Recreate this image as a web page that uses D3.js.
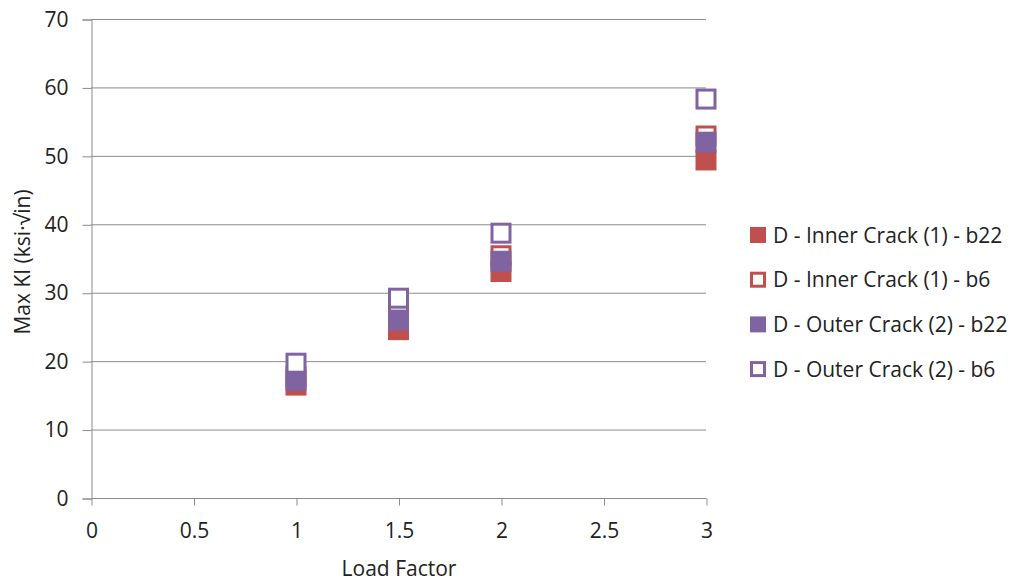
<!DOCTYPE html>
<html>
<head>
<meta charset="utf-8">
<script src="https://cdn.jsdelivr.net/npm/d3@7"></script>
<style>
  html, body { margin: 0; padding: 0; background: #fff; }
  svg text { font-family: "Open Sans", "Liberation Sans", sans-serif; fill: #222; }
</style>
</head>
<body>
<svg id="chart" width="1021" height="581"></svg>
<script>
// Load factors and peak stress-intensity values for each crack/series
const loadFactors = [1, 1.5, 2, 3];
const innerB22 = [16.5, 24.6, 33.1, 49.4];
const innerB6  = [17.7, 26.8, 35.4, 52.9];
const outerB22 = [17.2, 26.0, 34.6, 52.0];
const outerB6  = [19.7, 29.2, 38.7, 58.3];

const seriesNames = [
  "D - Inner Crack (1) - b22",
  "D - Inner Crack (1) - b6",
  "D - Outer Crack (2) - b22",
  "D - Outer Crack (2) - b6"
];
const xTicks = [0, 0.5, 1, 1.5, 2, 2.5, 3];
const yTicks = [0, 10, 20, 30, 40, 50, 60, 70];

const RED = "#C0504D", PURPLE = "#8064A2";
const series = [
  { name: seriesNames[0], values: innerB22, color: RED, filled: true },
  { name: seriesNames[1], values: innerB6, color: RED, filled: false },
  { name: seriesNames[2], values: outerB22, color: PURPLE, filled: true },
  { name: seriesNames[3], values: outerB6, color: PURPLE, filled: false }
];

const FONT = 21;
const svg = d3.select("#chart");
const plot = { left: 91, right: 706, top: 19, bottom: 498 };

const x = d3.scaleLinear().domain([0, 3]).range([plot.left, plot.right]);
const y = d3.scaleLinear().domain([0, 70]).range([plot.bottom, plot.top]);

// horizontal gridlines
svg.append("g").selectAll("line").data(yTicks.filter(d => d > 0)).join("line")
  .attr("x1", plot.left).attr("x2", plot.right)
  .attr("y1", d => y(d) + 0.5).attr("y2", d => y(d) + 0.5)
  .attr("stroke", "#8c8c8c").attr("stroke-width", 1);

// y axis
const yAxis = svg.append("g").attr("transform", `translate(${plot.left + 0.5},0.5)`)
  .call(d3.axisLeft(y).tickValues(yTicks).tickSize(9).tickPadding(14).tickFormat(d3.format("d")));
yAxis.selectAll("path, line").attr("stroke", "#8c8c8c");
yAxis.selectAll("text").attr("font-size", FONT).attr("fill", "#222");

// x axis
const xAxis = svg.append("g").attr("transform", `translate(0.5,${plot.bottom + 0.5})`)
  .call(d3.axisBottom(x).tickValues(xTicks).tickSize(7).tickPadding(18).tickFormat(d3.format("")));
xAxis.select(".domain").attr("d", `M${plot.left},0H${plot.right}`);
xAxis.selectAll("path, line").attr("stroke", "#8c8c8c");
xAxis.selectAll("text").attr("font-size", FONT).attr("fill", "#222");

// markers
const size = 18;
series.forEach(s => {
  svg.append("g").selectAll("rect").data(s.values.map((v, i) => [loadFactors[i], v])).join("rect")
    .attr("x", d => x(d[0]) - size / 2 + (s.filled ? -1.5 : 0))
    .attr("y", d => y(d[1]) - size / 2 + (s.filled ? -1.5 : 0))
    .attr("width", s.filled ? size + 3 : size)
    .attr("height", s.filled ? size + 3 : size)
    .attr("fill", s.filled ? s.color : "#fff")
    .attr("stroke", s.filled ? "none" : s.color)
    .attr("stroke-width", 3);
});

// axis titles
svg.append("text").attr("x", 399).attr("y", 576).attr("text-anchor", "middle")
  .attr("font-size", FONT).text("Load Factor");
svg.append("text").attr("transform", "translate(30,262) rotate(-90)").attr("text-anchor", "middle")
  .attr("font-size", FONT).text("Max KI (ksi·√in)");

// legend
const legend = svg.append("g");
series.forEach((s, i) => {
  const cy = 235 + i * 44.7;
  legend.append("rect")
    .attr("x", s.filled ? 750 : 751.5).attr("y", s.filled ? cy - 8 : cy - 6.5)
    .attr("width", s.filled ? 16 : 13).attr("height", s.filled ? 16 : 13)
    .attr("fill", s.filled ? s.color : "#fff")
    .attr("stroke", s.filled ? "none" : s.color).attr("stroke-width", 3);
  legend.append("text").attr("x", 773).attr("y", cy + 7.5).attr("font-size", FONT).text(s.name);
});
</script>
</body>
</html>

▶ [THE EXERCISE] Repeat the data exactly, without the pictures.

▶ [WRITTEN ANSWER]
Recreate this image as a web page that uses D3.js.
<!DOCTYPE html>
<html>
<head>
<meta charset="utf-8">
<script src="https://cdn.jsdelivr.net/npm/d3@7"></script>
<style>
  html, body { margin: 0; padding: 0; background: #fff; }
  svg text { font-family: "Open Sans", "Liberation Sans", sans-serif; fill: #222; }
</style>
</head>
<body>
<svg id="chart" width="1021" height="581"></svg>
<script>
// Load factors and peak stress-intensity values for each crack/series
const loadFactors = [1, 1.5, 2, 3];
const innerB22 = [16.5, 24.6, 33.1, 49.4];
const innerB6  = [17.7, 26.8, 35.4, 52.9];
const outerB22 = [17.2, 26.0, 34.6, 52.0];
const outerB6  = [19.7, 29.2, 38.7, 58.3];

const seriesNames = [
  "D - Inner Crack (1) - b22",
  "D - Inner Crack (1) - b6",
  "D - Outer Crack (2) - b22",
  "D - Outer Crack (2) - b6"
];
const xTicks = [0, 0.5, 1, 1.5, 2, 2.5, 3];
const yTicks = [0, 10, 20, 30, 40, 50, 60, 70];

const RED = "#C0504D", PURPLE = "#8064A2";
const series = [
  { name: seriesNames[0], values: innerB22, color: RED, filled: true },
  { name: seriesNames[1], values: innerB6, color: RED, filled: false },
  { name: seriesNames[2], values: outerB22, color: PURPLE, filled: true },
  { name: seriesNames[3], values: outerB6, color: PURPLE, filled: false }
];

const FONT = 21;
const svg = d3.select("#chart");
const plot = { left: 91, right: 706, top: 19, bottom: 498 };

const x = d3.scaleLinear().domain([0, 3]).range([plot.left, plot.right]);
const y = d3.scaleLinear().domain([0, 70]).range([plot.bottom, plot.top]);

// horizontal gridlines
svg.append("g").selectAll("line").data(yTicks.filter(d => d > 0)).join("line")
  .attr("x1", plot.left).attr("x2", plot.right)
  .attr("y1", d => y(d) + 0.5).attr("y2", d => y(d) + 0.5)
  .attr("stroke", "#8c8c8c").attr("stroke-width", 1);

// y axis
const yAxis = svg.append("g").attr("transform", `translate(${plot.left + 0.5},0.5)`)
  .call(d3.axisLeft(y).tickValues(yTicks).tickSize(9).tickPadding(14).tickFormat(d3.format("d")));
yAxis.selectAll("path, line").attr("stroke", "#8c8c8c");
yAxis.selectAll("text").attr("font-size", FONT).attr("fill", "#222");

// x axis
const xAxis = svg.append("g").attr("transform", `translate(0.5,${plot.bottom + 0.5})`)
  .call(d3.axisBottom(x).tickValues(xTicks).tickSize(7).tickPadding(18).tickFormat(d3.format("")));
xAxis.select(".domain").attr("d", `M${plot.left},0H${plot.right}`);
xAxis.selectAll("path, line").attr("stroke", "#8c8c8c");
xAxis.selectAll("text").attr("font-size", FONT).attr("fill", "#222");

// markers
const size = 18;
series.forEach(s => {
  svg.append("g").selectAll("rect").data(s.values.map((v, i) => [loadFactors[i], v])).join("rect")
    .attr("x", d => x(d[0]) - size / 2 + (s.filled ? -1.5 : 0))
    .attr("y", d => y(d[1]) - size / 2 + (s.filled ? -1.5 : 0))
    .attr("width", s.filled ? size + 3 : size)
    .attr("height", s.filled ? size + 3 : size)
    .attr("fill", s.filled ? s.color : "#fff")
    .attr("stroke", s.filled ? "none" : s.color)
    .attr("stroke-width", 3);
});

// axis titles
svg.append("text").attr("x", 399).attr("y", 576).attr("text-anchor", "middle")
  .attr("font-size", FONT).text("Load Factor");
svg.append("text").attr("transform", "translate(30,262) rotate(-90)").attr("text-anchor", "middle")
  .attr("font-size", FONT).text("Max KI (ksi·√in)");

// legend
const legend = svg.append("g");
series.forEach((s, i) => {
  const cy = 235 + i * 44.7;
  legend.append("rect")
    .attr("x", s.filled ? 750 : 751.5).attr("y", s.filled ? cy - 8 : cy - 6.5)
    .attr("width", s.filled ? 16 : 13).attr("height", s.filled ? 16 : 13)
    .attr("fill", s.filled ? s.color : "#fff")
    .attr("stroke", s.filled ? "none" : s.color).attr("stroke-width", 3);
  legend.append("text").attr("x", 773).attr("y", cy + 7.5).attr("font-size", FONT).text(s.name);
});
</script>
</body>
</html>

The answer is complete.